#### Work required
Reproduce every line of the listing as written, apart from the pictures.

(Charts and diagrams as code)
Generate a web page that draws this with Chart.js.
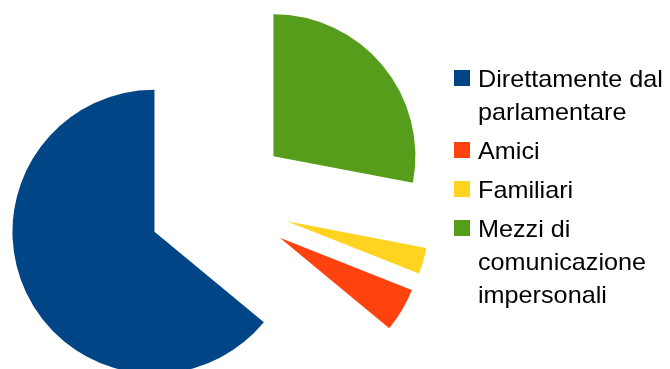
<!DOCTYPE html>
<html>
<head>
  <title>Fonti di informazione</title>
  <script src="https://cdn.jsdelivr.net/npm/chart.js"></script>
  <style>
    body { margin: 0; overflow: hidden; background: #fff; }
    #wrap { position: relative; width: 670px; height: 369px; }
    #pie { position: absolute; left: 0; top: 0; }
    #legend {
      position: absolute; left: 454px; top: 62px;
      font-family: "Liberation Sans", Arial, sans-serif;
      font-size: 24px; line-height: 33px; color: #000;
    }
    .item { display: flex; align-items: flex-start; margin-bottom: 6px; }
    .box { width: 16px; height: 16px; margin-top: 7.5px; flex: none; }
    .txt { width: 182px; margin-left: 8px; transform: scaleX(1.05); transform-origin: left top; }
  </style>
</head>
<body>
<div id="wrap">
  <canvas id="pie" width="670" height="369"></canvas>
  <div id="legend"></div>
</div>

<script>
  // data, in legend order
  const labels = ['Direttamente dal parlamentare', 'Amici', 'Familiari', 'Mezzi di comunicazione impersonali'];
  const values = [64, 5, 3, 28];
  const colors = ['#004586', '#ff420e', '#ffd320', '#579d1c'];

  const EXPLODE = 71; // px each slice is pulled out from the centre

  // legend (html, so the text wraps like the original)
  const legend = document.getElementById('legend');
  labels.forEach((lab, i) => {
    const row = document.createElement('div');
    row.className = 'item';
    row.innerHTML = '<div class="box" style="background:' + colors[i] + '"></div><div class="txt">' + lab + '</div>';
    legend.appendChild(row);
  });

  // move every arc outwards along its bisector
  const explodePlugin = {
    id: 'explode',
    afterDatasetUpdate(chart, args) {
      args.meta.data.forEach(arc => {
        const mid = (arc.startAngle + arc.endAngle) / 2;
        arc.x += Math.cos(mid) * EXPLODE;
        arc.y += Math.sin(mid) * EXPLODE;
      });
    }
  };

  // the original runs counter-clockwise from 12 o'clock, chart.js clockwise -> reverse
  new Chart(document.getElementById('pie'), {
    type: 'pie',
    data: {
      labels: labels.slice().reverse(),
      datasets: [{
        data: values.slice().reverse(),
        backgroundColor: colors.slice().reverse(),
        borderWidth: 0
      }]
    },
    options: {
      responsive: false,
      animation: false,
      radius: 142,
      layout: { padding: { left: 0, right: 232.6, top: 34, bottom: 0 } },
      plugins: {
        legend: { display: false },
        tooltip: { enabled: false }
      }
    },
    plugins: [explodePlugin]
  });
</script>
</body>
</html>
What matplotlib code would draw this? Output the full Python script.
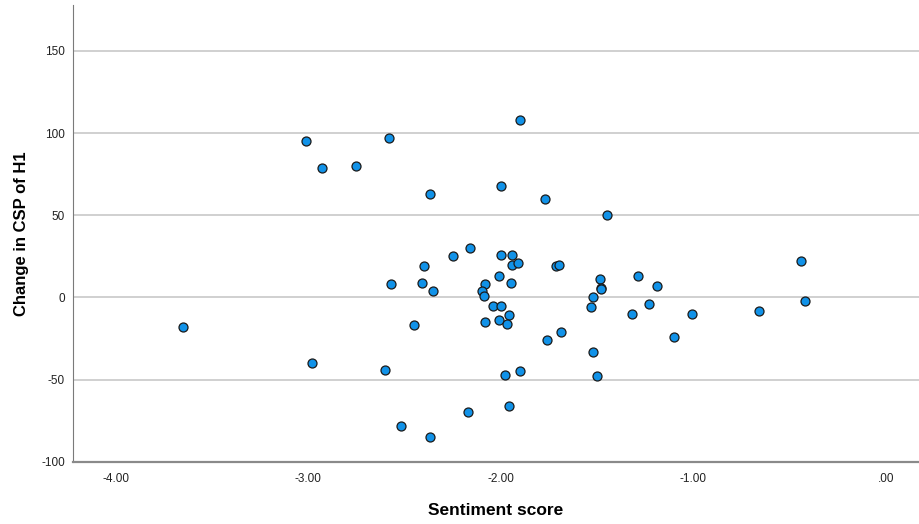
import matplotlib
matplotlib.use("Agg")
import matplotlib.pyplot as plt

plt.rcParams['font.family'] = ['Liberation Sans', 'DejaVu Sans']
plt.rcParams['axes.unicode_minus'] = False

# sentiment score / change in CSP of H1
sentiment = [-3.01, -2.93, -2.75, -2.58, -2.37, -2.40, -2.25,
             -1.90, -2.00, -1.77, -1.45, -2.16, -2.00, -1.94, -1.94, -1.91,
             -1.715, -1.70, -0.44,
             -3.65, -2.98, -2.60, -2.52, -2.37, -2.57, -2.41, -2.35, -2.45,
             -2.01, -1.95, -2.08, -2.10, -2.09, -2.04, -2.00, -1.96, -2.08,
             -2.01, -1.97, -1.69, -1.76, -1.52, -1.98, -1.90, -1.50, -2.17,
             -1.96, -1.485, -1.48, -1.48, -1.52, -1.53, -1.29, -1.19, -1.23,
             -1.32, -1.01, -1.10, -0.66, -0.42]
csp_change = [95, 79, 80, 97, 63, 19, 25,
              108, 68, 60, 50, 30, 26, 26, 20, 21,
              19, 19.5, 22,
              -18, -40, -44, -78, -85, 8, 9, 4, -17,
              13, 9, 8, 4, 1, -5, -5, -11, -15,
              -14, -16, -21, -26, -33, -47, -45, -48, -70,
              -66, 11, 6, 5, 0, -6, 13, 7, -4,
              -10, -10, -24, -8, -2]

x_ticks = [-4, -3, -2, -1, 0]
x_labels = ['-4.00', '-3.00', '-2.00', '-1.00', '.00']
y_ticks = [-100, -50, 0, 50, 100, 150]

fig = plt.figure(figsize=(9.19, 5.24), dpi=100)
ax = fig.add_axes([0.0798, 0.1189, 0.92, 0.8716])

ax.scatter(sentiment, csp_change, s=42, c='#1192e8', edgecolors='#1a1a1a',
           linewidths=0.9, zorder=3)

ax.set_xlim(-4.22, 0.17)
ax.set_ylim(-100, 178)
ax.set_xticks(x_ticks)
ax.set_xticklabels(x_labels)
ax.set_yticks(y_ticks)
ax.yaxis.grid(True, color='#c8c8c8', linewidth=1.2, zorder=0)
ax.tick_params(length=0, labelsize=8.5, colors='#222222')
ax.tick_params(axis='x', pad=8)
ax.tick_params(axis='y', pad=6)

for s in ['top', 'right']:
    ax.spines[s].set_visible(False)
ax.spines['left'].set_color('#7a7a7a')
ax.spines['bottom'].set_color('#8a8a8a')
ax.spines['bottom'].set_linewidth(1.6)

ax.set_xlabel('Sentiment score', fontsize=12.5, fontweight='bold', labelpad=13)
ax.set_ylabel('Change in CSP of H1', fontsize=12, fontweight='bold', labelpad=9)

fig.savefig('out.png', dpi=100)
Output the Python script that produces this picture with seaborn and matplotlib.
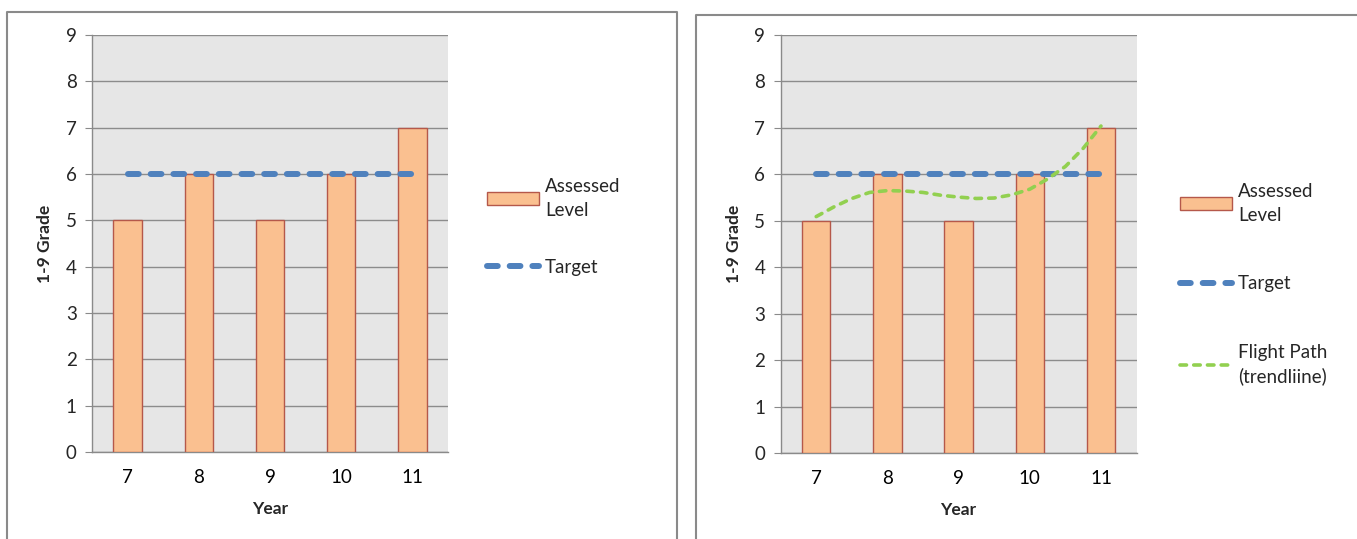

#### Result of this task
Generate a web page that draws this with Chart.js.
<!DOCTYPE html>
<html>
<head>
  <title>Fonti di informazione</title>
  <script src="https://cdn.jsdelivr.net/npm/chart.js"></script>
  <style>
    body { margin: 0; overflow: hidden; background: #fff; }
    #wrap { position: relative; width: 670px; height: 369px; }
    #pie { position: absolute; left: 0; top: 0; }
    #legend {
      position: absolute; left: 454px; top: 62px;
      font-family: "Liberation Sans", Arial, sans-serif;
      font-size: 24px; line-height: 33px; color: #000;
    }
    .item { display: flex; align-items: flex-start; margin-bottom: 6px; }
    .box { width: 16px; height: 16px; margin-top: 7.5px; flex: none; }
    .txt { width: 182px; margin-left: 8px; transform: scaleX(1.05); transform-origin: left top; }
  </style>
</head>
<body>
<div id="wrap">
  <canvas id="pie" width="670" height="369"></canvas>
  <div id="legend"></div>
</div>

<script>
  // data, in legend order
  const labels = ['Direttamente dal parlamentare', 'Amici', 'Familiari', 'Mezzi di comunicazione impersonali'];
  const values = [64, 5, 3, 28];
  const colors = ['#004586', '#ff420e', '#ffd320', '#579d1c'];

  const EXPLODE = 71; // px each slice is pulled out from the centre

  // legend (html, so the text wraps like the original)
  const legend = document.getElementById('legend');
  labels.forEach((lab, i) => {
    const row = document.createElement('div');
    row.className = 'item';
    row.innerHTML = '<div class="box" style="background:' + colors[i] + '"></div><div class="txt">' + lab + '</div>';
    legend.appendChild(row);
  });

  // move every arc outwards along its bisector
  const explodePlugin = {
    id: 'explode',
    afterDatasetUpdate(chart, args) {
      args.meta.data.forEach(arc => {
        const mid = (arc.startAngle + arc.endAngle) / 2;
        arc.x += Math.cos(mid) * EXPLODE;
        arc.y += Math.sin(mid) * EXPLODE;
      });
    }
  };

  // the original runs counter-clockwise from 12 o'clock, chart.js clockwise -> reverse
  new Chart(document.getElementById('pie'), {
    type: 'pie',
    data: {
      labels: labels.slice().reverse(),
      datasets: [{
        data: values.slice().reverse(),
        backgroundColor: colors.slice().reverse(),
        borderWidth: 0
      }]
    },
    options: {
      responsive: false,
      animation: false,
      radius: 142,
      layout: { padding: { left: 0, right: 232.6, top: 34, bottom: 0 } },
      plugins: {
        legend: { display: false },
        tooltip: { enabled: false }
      }
    },
    plugins: [explodePlugin]
  });
</script>
</body>
</html>
What matplotlib code would draw this? Output the full Python script.
import matplotlib
matplotlib.use("Agg")
import matplotlib.pyplot as plt

plt.rcParams['font.family'] = ['Liberation Sans', 'DejaVu Sans']
plt.rcParams['axes.unicode_minus'] = False

# sentiment score / change in CSP of H1
sentiment = [-3.01, -2.93, -2.75, -2.58, -2.37, -2.40, -2.25,
             -1.90, -2.00, -1.77, -1.45, -2.16, -2.00, -1.94, -1.94, -1.91,
             -1.715, -1.70, -0.44,
             -3.65, -2.98, -2.60, -2.52, -2.37, -2.57, -2.41, -2.35, -2.45,
             -2.01, -1.95, -2.08, -2.10, -2.09, -2.04, -2.00, -1.96, -2.08,
             -2.01, -1.97, -1.69, -1.76, -1.52, -1.98, -1.90, -1.50, -2.17,
             -1.96, -1.485, -1.48, -1.48, -1.52, -1.53, -1.29, -1.19, -1.23,
             -1.32, -1.01, -1.10, -0.66, -0.42]
csp_change = [95, 79, 80, 97, 63, 19, 25,
              108, 68, 60, 50, 30, 26, 26, 20, 21,
              19, 19.5, 22,
              -18, -40, -44, -78, -85, 8, 9, 4, -17,
              13, 9, 8, 4, 1, -5, -5, -11, -15,
              -14, -16, -21, -26, -33, -47, -45, -48, -70,
              -66, 11, 6, 5, 0, -6, 13, 7, -4,
              -10, -10, -24, -8, -2]

x_ticks = [-4, -3, -2, -1, 0]
x_labels = ['-4.00', '-3.00', '-2.00', '-1.00', '.00']
y_ticks = [-100, -50, 0, 50, 100, 150]

fig = plt.figure(figsize=(9.19, 5.24), dpi=100)
ax = fig.add_axes([0.0798, 0.1189, 0.92, 0.8716])

ax.scatter(sentiment, csp_change, s=42, c='#1192e8', edgecolors='#1a1a1a',
           linewidths=0.9, zorder=3)

ax.set_xlim(-4.22, 0.17)
ax.set_ylim(-100, 178)
ax.set_xticks(x_ticks)
ax.set_xticklabels(x_labels)
ax.set_yticks(y_ticks)
ax.yaxis.grid(True, color='#c8c8c8', linewidth=1.2, zorder=0)
ax.tick_params(length=0, labelsize=8.5, colors='#222222')
ax.tick_params(axis='x', pad=8)
ax.tick_params(axis='y', pad=6)

for s in ['top', 'right']:
    ax.spines[s].set_visible(False)
ax.spines['left'].set_color('#7a7a7a')
ax.spines['bottom'].set_color('#8a8a8a')
ax.spines['bottom'].set_linewidth(1.6)

ax.set_xlabel('Sentiment score', fontsize=12.5, fontweight='bold', labelpad=13)
ax.set_ylabel('Change in CSP of H1', fontsize=12, fontweight='bold', labelpad=9)

fig.savefig('out.png', dpi=100)
Output the Python script that produces this picture with seaborn and matplotlib.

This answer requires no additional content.